The number of ingredients a product contains does not tell us about its healthfulness. For example, I can serve you raw chicken. It’s only one ingredient. But it’s probably not healthier than a 21-ingredient recipe for paella. Similarly, I can give you a single chemical compound that is poisonous and I can also give you a product made up of many chemical compounds (e.g., corn, scallops, eggs, rice) and it’s going to be better for your health than the single poisonous chemical compound. In short, we cannot infer a product’s healthfulness based only on the number of ingredients or chemical compounds it contains.

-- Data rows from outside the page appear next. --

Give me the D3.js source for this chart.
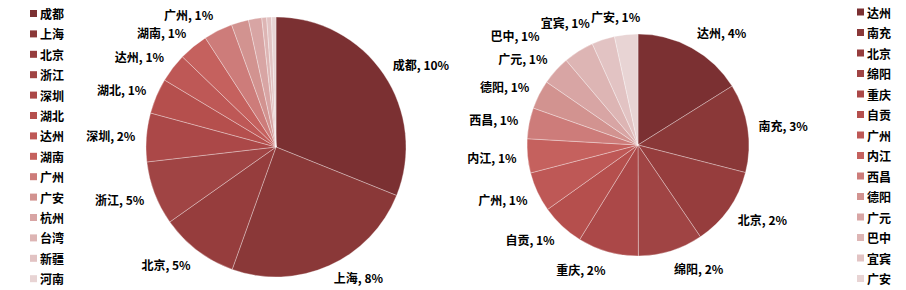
<!DOCTYPE html>
<html>
<head>
<meta charset="utf-8">
<script src="https://cdn.jsdelivr.net/npm/d3@7/dist/d3.min.js"></script>
<style>
  html, body { margin: 0; padding: 0; background: #fff; }
  svg { display: block; }
  text { font-family: "Noto Sans CJK SC", "Noto Sans", sans-serif; font-weight: bold; fill: #000; }
</style>
</head>
<body>
<svg id="chart" width="906" height="290"></svg>
<script>
// ---- data ----
const leftCategories = ["成都", "上海", "北京", "浙江", "深圳", "湖北", "达州", "湖南", "广州", "广安", "杭州", "台湾", "新疆", "河南"];
const leftValues = [31.1, 24.4, 9.75, 7.95, 6.05, 4.4, 3.6, 3.65, 3.6, 2.15, 1.65, 0.6, 0.6, 0.55];
const leftLabels = ["10%", "8%", "5%", "5%", "2%", "1%", "1%", "1%", "1%", null, null, null, null, null];

const rightCategories = ["达州", "南充", "北京", "绵阳", "重庆", "自贡", "广州", "内江", "西昌", "德阳", "广元", "巴中", "宜宾", "广安"];
const rightValues = [16.1, 12.9, 11.5, 9.45, 8.85, 6.35, 5.8, 4.95, 4.5, 4.2, 4.2, 4.45, 3.35, 3.4];
const rightLabels = ["4%", "3%", "2%", "2%", "2%", "1%", "1%", "1%", "1%", "1%", "1%", "1%", "1%", "1%"];

const palette = ["#7B3032", "#8A3838", "#963D3D", "#A04444", "#AB4848", "#B54F4D", "#BE5856",
                 "#C5615E", "#CD7C7A", "#D29390", "#D8A5A4", "#DDB5B4", "#E2C3C3", "#E8D4D4"];

// ---- drawing ----
const svg = d3.select("#chart");

function drawPie(cats, vals, labels, cx, cy, r) {
  const data = cats.map((c, i) => ({ cat: c, value: vals[i], label: labels[i], i }));
  const pie = d3.pie().value(d => d.value).sort(null);
  const arcs = pie(data);
  const arc = d3.arc().innerRadius(0).outerRadius(r);
  const g = svg.append("g").attr("transform", `translate(${cx},${cy})`);
  g.selectAll("path").data(arcs).join("path")
    .attr("d", arc)
    .attr("fill", d => palette[d.data.i])
    .attr("stroke", "rgba(255,255,255,0.45)")
    .attr("stroke-width", 0.7);

  const lab = g.selectAll("text.lbl").data(arcs.filter(d => d.data.label)).join("text")
    .attr("class", "lbl")
    .attr("font-size", 12)
    .attr("text-anchor", "middle")
    .attr("dominant-baseline", "central")
    .text(d => `${d.data.cat}, ${d.data.label}`);
  const boxes = [];
  lab.each(function (d) {
    const w = this.getComputedTextLength();
    const h = 14;
    const a = (d.startAngle + d.endAngle) / 2;
    const ux = Math.sin(a), uy = -Math.cos(a);
    const R = r + 11;
    let x = ux * R + Math.sign(ux) * Math.min(1, Math.abs(ux) * 3.6) * w / 2;
    let y = uy * R + uy * h / 2;
    const lim = Math.min(Math.max(cy + y, 10), 277);
    y = lim - cy;
    boxes.push({ node: this, x, y, w, h });
  });
  // resolve overlaps: push earlier labels away horizontally
  for (let k = boxes.length - 2; k >= 0; k--) {
    const b = boxes[k], n = boxes[k + 1];
    const vOver = Math.abs(b.y - n.y) < (b.h + n.h) / 2;
    const hOver = (b.w + n.w) / 2 + 1 - Math.abs(b.x - n.x);
    if (vOver && hOver > 0) {
      b.x += (b.x < n.x ? -hOver : hOver);
    }
  }
  boxes.forEach(b => d3.select(b.node).attr("x", b.x).attr("y", b.y));
}

function drawLegend(cats, x, y0, step) {
  const g = svg.append("g");
  const items = g.selectAll("g").data(cats).join("g")
    .attr("transform", (d, i) => `translate(${x},${y0 + i * step})`);
  items.append("rect").attr("x", 0).attr("y", -3.5).attr("width", 7).attr("height", 7)
    .attr("fill", (d, i) => palette[i]);
  items.append("text").attr("x", 10).attr("y", 0).attr("dominant-baseline", "central")
    .attr("font-size", 12).text(d => d);
}

drawPie(leftCategories, leftValues, leftLabels, 276, 147, 130);
drawPie(rightCategories, rightValues, rightLabels, 638, 145, 111);
drawLegend(leftCategories, 30, 13.5, 20.4);
drawLegend(rightCategories, 857, 12, 20.5);
</script>
</body>
</html>
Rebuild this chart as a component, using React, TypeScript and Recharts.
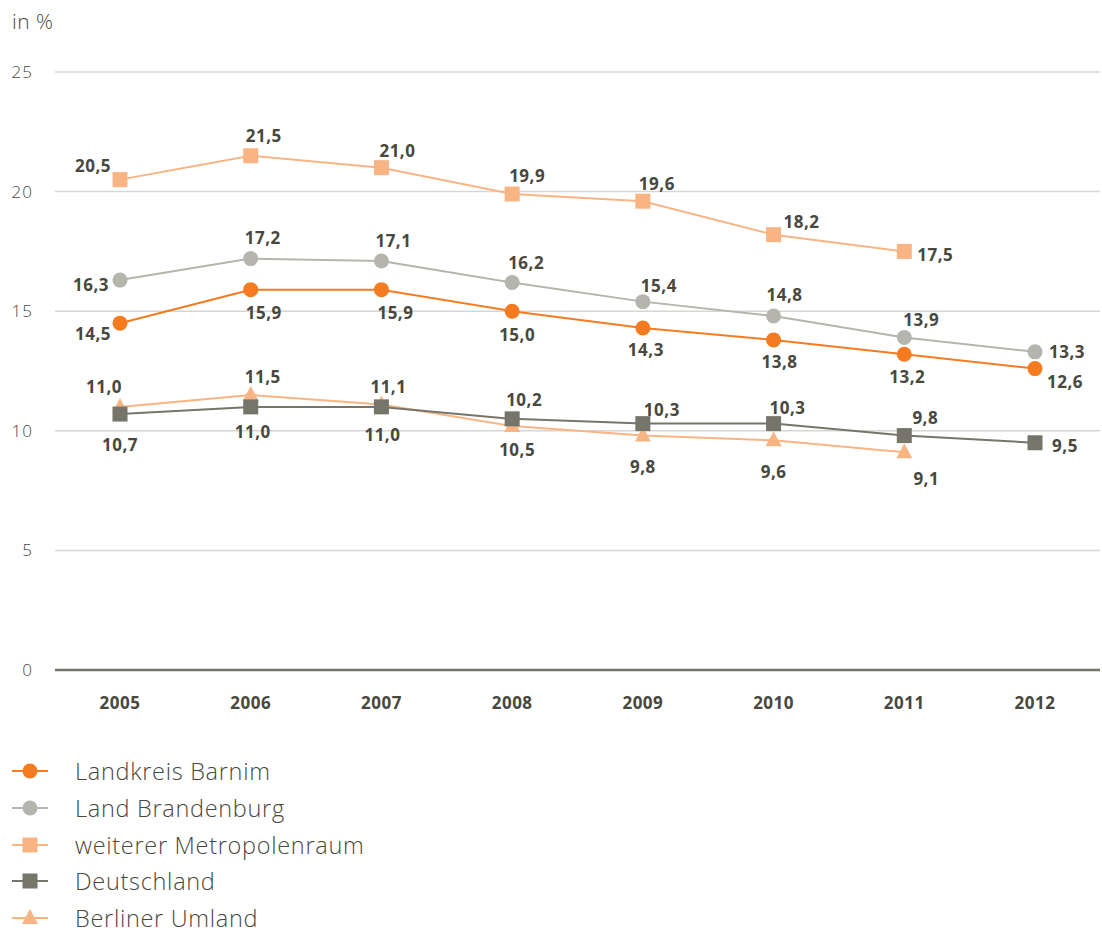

The usual reply to this is to conjoin a fear of synthetic or lab-created compounds with the naturalistic fallacy. This is also a poor argument. The fact that a chemical compound is found in nature does not on its own tell me about its healthful properties. The most potent poisons are found in ‘natural’ plants just as many beneficial compounds are found in ‘natural’ plants. Merely knowing that something is natural doesn’t tell me whether it’s going to be good for my health.

The inverse is also true. Some of the greatest boons to human health have come from the science lab…as have some of the most toxic compounds. So again, merely knowing that something was created in a lab does not on its own tell us anything about its possible effects on my health. That question is settled independently of the compound’s natural/synthetic origin.